Je vois l'amour dans le partage et non dans l'égotisme. Partager veut aussi dire respecter l'autre, les désirs de l'autre, tout en cherchant confirmation de soi. Etre "reconnu" ne veut-il pas dire être aimé, avec toutes nos qualités et défauts?
Je suis peut-être vieux jeu, et mon défaut est que je prends "mon pied" seulement quand je suis dans l'harmonie (au sens propre et figurée). Savoir aimer = savoir partager. Mais finalement, qui me prouve que c'est un défaut ?
Chers bloggeurs de Hl, nous aspirons tous à la reconnaissance de soi et de ce fait nous sommes tous un peu égo; c'est le piment dans l'aliment; mais attention à la dose (je suppose que vous connaissez tous la méthode MMS!), car la "soupe" pourrait devenir rapidement indigeste! Moralité: Sans vouloir être moralisateur, tout excès est malsain !
Bonjour Hommelibre! "Heureusement que c'est une femme qui les raconte ... Sinon le misogyn-buster me poursuivrait toute la journée." C'était histoire de jouer le même jeu que les 10 points phantasmés proposés par la vidéo! Hi, hi, hi, ...
Pour ma part, ma préférée est celle de Salomé, paraphrasant F. Dard : " Le sexe masculin est ce qu'il y a de plus léger au monde, une simple pensée le soulève!"
Ecrit par : Salomé | 27 février 2009
;0)
* Micheline vous faites fort dans le genre (ou devrait on dire forte?; Boo m'aurait incendié) et avec Salomé, alors là ... vous m'épatez:
c'est tellement vrai, mais Annemasse aussi.
Comme Mère disait, bonne chance !
* Micheline Pace, comme déssert une archi-connue:
Pourquoi les poules n'ont pas de seins ? Réponse à demander, le cas échéant, au courrier-exprès ou à Hommelibre, car il a probablement la solution déjà en mains !
le tout dernier roman de Paulo Coelho "Brida", plus magique et religieux que jamais.....
"Il paraît que nous avons tous notre "Autre Partie" de nous-même et qui nous devrions rencontrer au moins une fois durant la vie.
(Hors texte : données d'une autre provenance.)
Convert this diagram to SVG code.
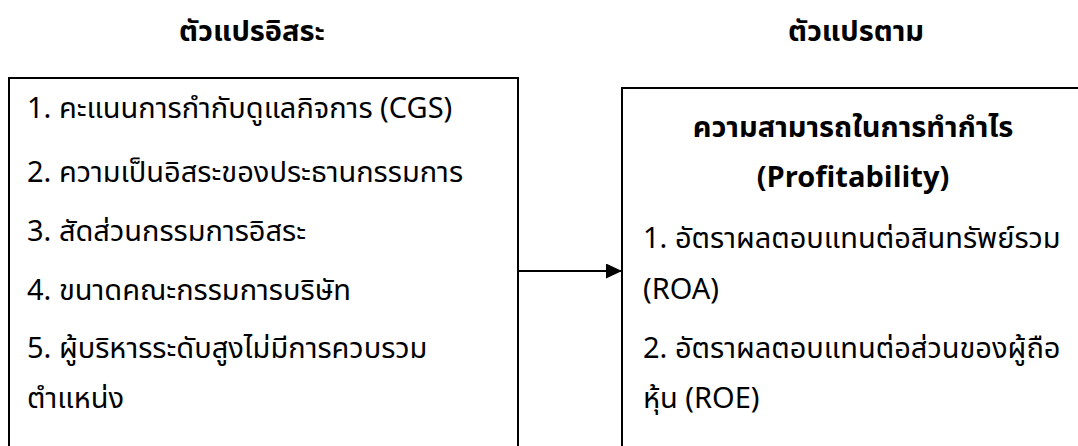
<svg xmlns="http://www.w3.org/2000/svg" width="1078" height="446" viewBox="0 0 1078 446">
<style>
text{font-family:"Noto Sans Thai","Noto Sans","Leelawadee UI",Tahoma,sans-serif;font-size:29px;fill:#000}
.b{font-weight:bold}
.box{fill:#fff;stroke:#000;stroke-width:2}
</style>
<defs>
<marker id="ah" markerWidth="16" markerHeight="15" refX="16" refY="7.5" orient="auto" markerUnits="userSpaceOnUse">
<path d="M0,0 L16,7.5 L0,15 Z" fill="#000"/>
</marker>
</defs>
<rect width="1078" height="446" fill="#fff"/>
<g id="title-independent"><text class="b" x="252" y="41" text-anchor="middle">ตัวแปรอิสระ</text></g>
<g id="title-dependent"><text class="b" x="856" y="41" text-anchor="middle">ตัวแปรตาม</text></g>
<g id="independent">
<rect class="box" x="9" y="78" width="509" height="400"/>
<text x="27" y="118">1. คะแนนการกำกับดูแลกิจการ (CGS)</text>
<text x="27" y="182">2. ความเป็นอิสระของประธานกรรมการ</text>
<text x="27" y="241">3. สัดส่วนกรรมการอิสระ</text>
<text x="27" y="300">4. ขนาดคณะกรรมการบริษัท</text>
<text x="27" y="358">5. ผู้บริหารระดับสูงไม่มีการควบรวม</text>
<text x="27" y="408">ตำแหน่ง</text>
</g>
<g id="dependent">
<rect class="box" x="622" y="88" width="470" height="400"/>
<text class="b" x="853" y="137" text-anchor="middle">ความสามารถในการทำกำไร</text>
<text class="b" x="853" y="187" text-anchor="middle">(Profitability)</text>
<text x="643" y="248">1. อัตราผลตอบแทนต่อสินทรัพย์รวม</text>
<text x="643" y="299">(ROA)</text>
<text x="643" y="358">2. อัตราผลตอบแทนต่อส่วนของผู้ถือ</text>
<text x="643" y="408">หุ้น (ROE)</text>
</g>
<g id="connectors">
<line x1="518" y1="271" x2="622" y2="271" stroke="#000" stroke-width="2" marker-end="url(#ah)"/>
</g>
</svg>
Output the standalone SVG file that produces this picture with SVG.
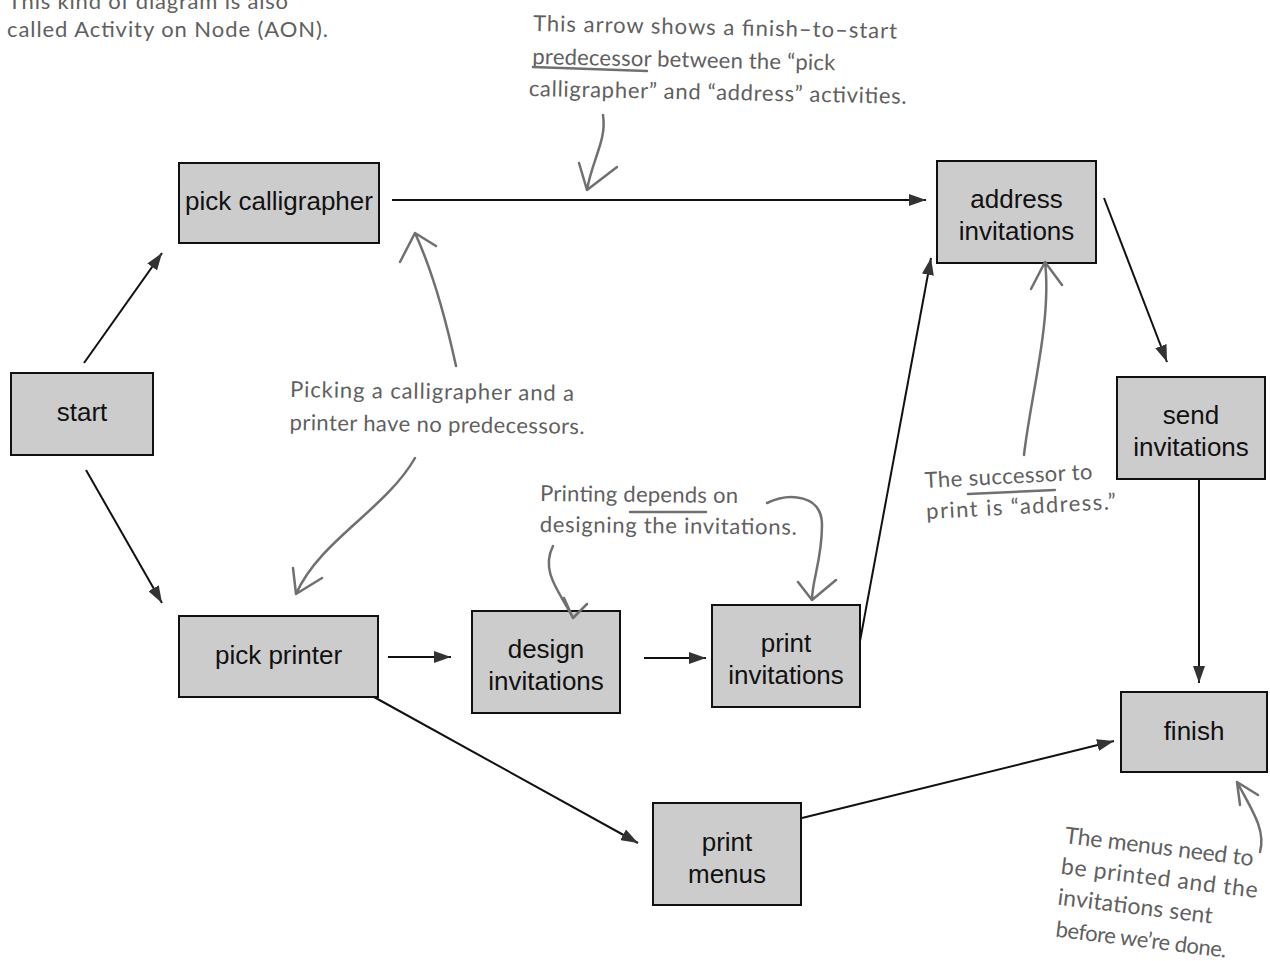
<svg xmlns="http://www.w3.org/2000/svg" width="1270" height="961" viewBox="0 0 1270 961">
<defs>
<style>
.box{fill:#cccccc;stroke:#111;stroke-width:2}
.lbl{font-family:"Liberation Sans",Arial,sans-serif;font-size:26px;fill:#111;text-anchor:middle}
.con{stroke:#111;stroke-width:2;fill:none;marker-end:url(#ah)}
.note{font-family:Lato,"Open Sans",sans-serif;font-size:22px;fill:#606060}
.big{font-size:23px}
.hand{stroke:#707070;stroke-width:2.5;fill:none;stroke-linecap:round;stroke-linejoin:round}
</style>
<marker id="ah" viewBox="0 0 17 12" refX="17" refY="6" markerWidth="17" markerHeight="12" markerUnits="userSpaceOnUse" orient="auto">
<path d="M0,0 L17,6 L0,12 Z" fill="#333"/>
</marker>
</defs>
<rect width="1270" height="961" fill="#fff"/>

<g id="connectors">
<line class="con" x1="84" y1="363" x2="162" y2="253"/>
<line class="con" x1="86" y1="470" x2="162" y2="603"/>
<line class="con" x1="392" y1="200" x2="926" y2="200"/>
<line class="con" x1="388" y1="657" x2="451" y2="657"/>
<line class="con" x1="644" y1="658" x2="706" y2="658"/>
<line class="con" x1="860" y1="641" x2="931" y2="258"/>
<line class="con" x1="1104" y1="198" x2="1167" y2="362"/>
<line class="con" x1="1199" y1="480" x2="1199" y2="683"/>
<line class="con" x1="374" y1="697" x2="638" y2="843"/>
<line class="con" x1="802" y1="818" x2="1114" y2="741"/>
</g>

<g id="start"><rect class="box" x="11" y="373" width="142" height="82"/><text class="lbl" x="82" y="421">start</text></g>
<g id="pick-calligrapher"><rect class="box" x="179" y="163" width="200" height="80"/><text class="lbl" x="279" y="210">pick calligrapher</text></g>
<g id="address-invitations"><rect class="box" x="937" y="161" width="159" height="102"/><text class="lbl" x="1016.5" y="208">address</text><text class="lbl" x="1016.5" y="240">invitations</text></g>
<g id="send-invitations"><rect class="box" x="1117" y="377" width="148" height="102"/><text class="lbl" x="1191" y="424">send</text><text class="lbl" x="1191" y="456">invitations</text></g>
<g id="pick-printer"><rect class="box" x="179" y="616" width="199" height="81"/><text class="lbl" x="278.5" y="664">pick printer</text></g>
<g id="design-invitations"><rect class="box" x="472" y="611" width="148" height="102"/><text class="lbl" x="546" y="658">design</text><text class="lbl" x="546" y="690">invitations</text></g>
<g id="print-invitations"><rect class="box" x="712" y="605" width="148" height="102"/><text class="lbl" x="786" y="652">print</text><text class="lbl" x="786" y="684">invitations</text></g>
<g id="finish"><rect class="box" x="1121" y="692" width="146" height="80"/><text class="lbl" x="1194" y="740">finish</text></g>
<g id="print-menus"><rect class="box" x="653" y="803" width="148" height="102"/><text class="lbl" x="727" y="851">print</text><text class="lbl" x="727" y="883">menus</text></g>

<g id="annotations">
<text class="note" x="8" y="9" textLength="280">This kind of diagram is also</text>
<text class="note" x="7" y="37" textLength="321">called Activity on Node (AON).</text>

<g transform="rotate(1.2 533 31)">
<text class="note" x="533" y="31" textLength="364">This arrow shows a finish–to–start</text>
<text class="note" x="533" y="64" textLength="303">predecessor between the “pick</text>
<text class="note" x="530" y="96" textLength="378">calligrapher” and “address” activities.</text>
</g>
<path class="hand" d="M533,67 L647,71"/>
<path class="hand" d="M603,115 C607,140 592,160 587,190 M579,163 L587,190 L617,167"/>

<g transform="rotate(0.8 290 397)">
<text class="note" x="290" y="397" textLength="284">Picking a calligrapher and a</text>
<text class="note" x="290" y="430" textLength="295">printer have no predecessors.</text>
</g>
<path class="hand" d="M456,366 C446,320 432,270 415,233 M400,262 L415,233 L436,246"/>
<path class="hand" d="M415,458 C385,510 320,540 296,594 M293,568 L296,594 L322,578"/>

<g transform="rotate(0.6 540 501)">
<text class="note" x="540" y="501" textLength="198">Printing depends on</text>
<text class="note" x="540" y="532" textLength="257">designing the invitations.</text>
</g>
<path class="hand" d="M630,512 L706,512"/>
<path class="hand" d="M553,546 C540,572 560,592 573,618 M564,598 L573,618 L587,604"/>
<path class="hand" d="M767,503 C790,492 822,495 822,525 C822,560 812,580 812,600 M798,582 L812,600 L836,580"/>

<g transform="rotate(-3 925 488)">
<text class="note" x="925" y="488" textLength="168">The successor to</text>
<text class="note" x="925" y="519" textLength="190">print is “address.”</text>
</g>
<path class="hand" d="M968,494 L1055,490"/>
<path class="hand" d="M1024,455 C1030,400 1052,320 1045,262 M1031,289 L1045,262 L1062,285"/>

<g transform="rotate(7 1064 843)">
<text class="note big" x="1064" y="843" textLength="190">The menus need to</text>
<text class="note big" x="1064" y="874" textLength="198">be printed and the</text>
<text class="note big" x="1064.5" y="905" textLength="156">invitations sent</text>
<text class="note" x="1066.5" y="937" textLength="172">before we’re done.</text>
</g>
<path class="hand" d="M1260,852 C1266,830 1252,810 1237,782 M1240,805 L1237,782 L1258,795"/>
</g>
</svg>
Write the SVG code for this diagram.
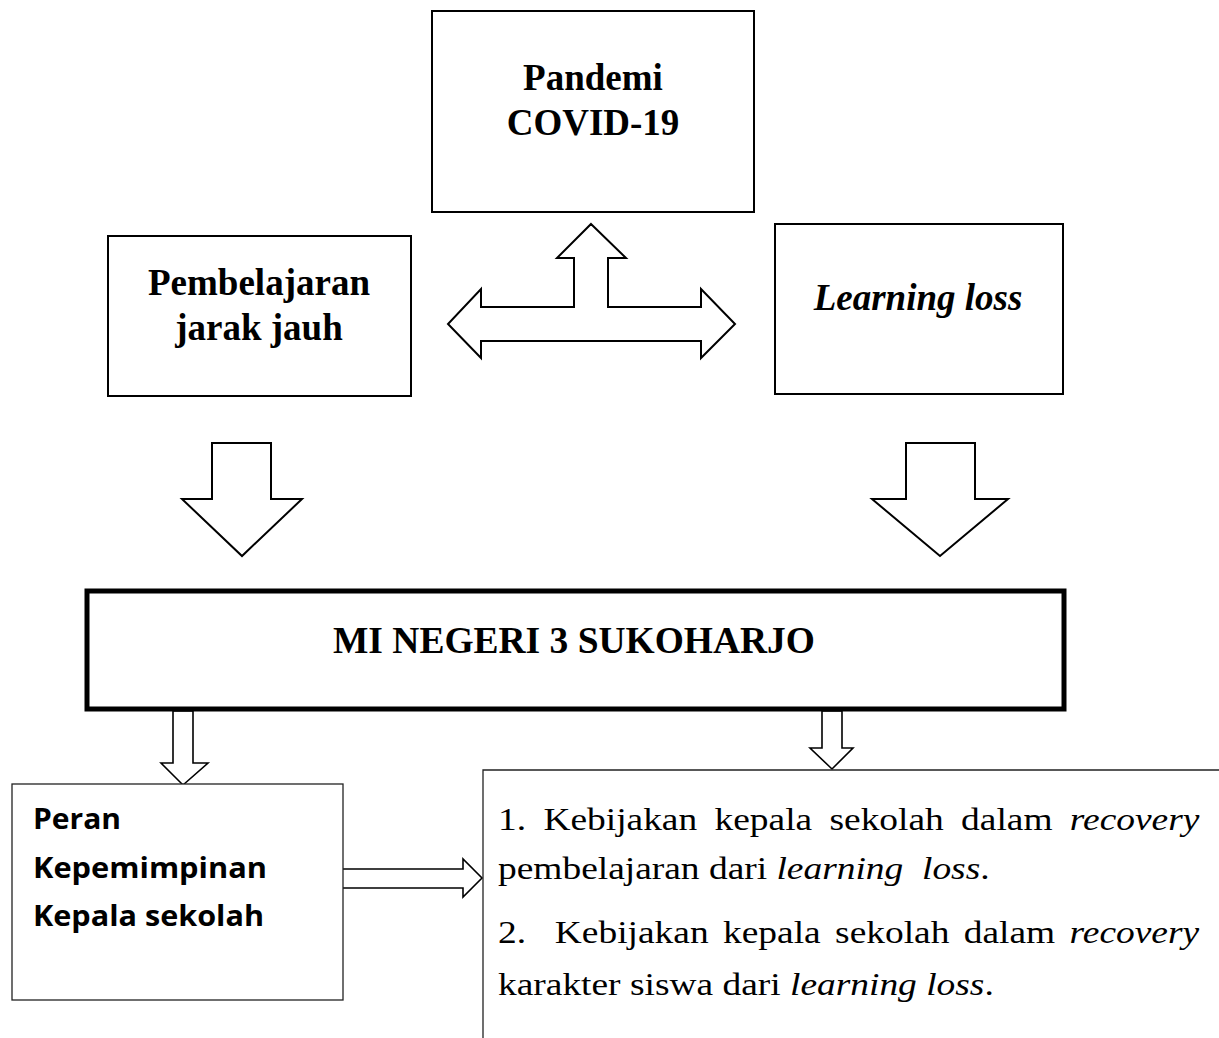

Il paraît qu'il peut en exister plusieurs "Autres Parties" de la même âme, qui est la nôtre, et c'est pour cela qu'on l'appelle aussi "une âme-soeur". Comment alors retrouver "une âme-soeur"? Nombreux sont ceux qui ont déjà posé cette question mais souvent en vain.
Il faut savoir prendre le risque. Même si tu risques de perdre, d'être déçu, de te désespérer... Mais jamais n'abandonne les recherches de l'Amour! Et plus grands seront tes efforts, plus vite tu le retrouveras. C'est ce dont ce livre parle.
Ne serait-ce pas la véritable réponse à ceux qui cherchent? Même si on ne nous donne pas une adresse ou un numéro de téléphone de celui ou celle qui nous est destiné(e). Il y a tout un chemin à faire. Et ce chemin est unique pour chacun de nous tous. Faut-il encore prendre le bon chemin parmi des milliers et des milliers de possibles et impossibles. Nous faisons notre choix à chaque instant de notre vie, et par ce fait nous choisissons soit à prendre un nouveau chemin, soit à rester sur le même et continuer sans savoir où nous allons arriver."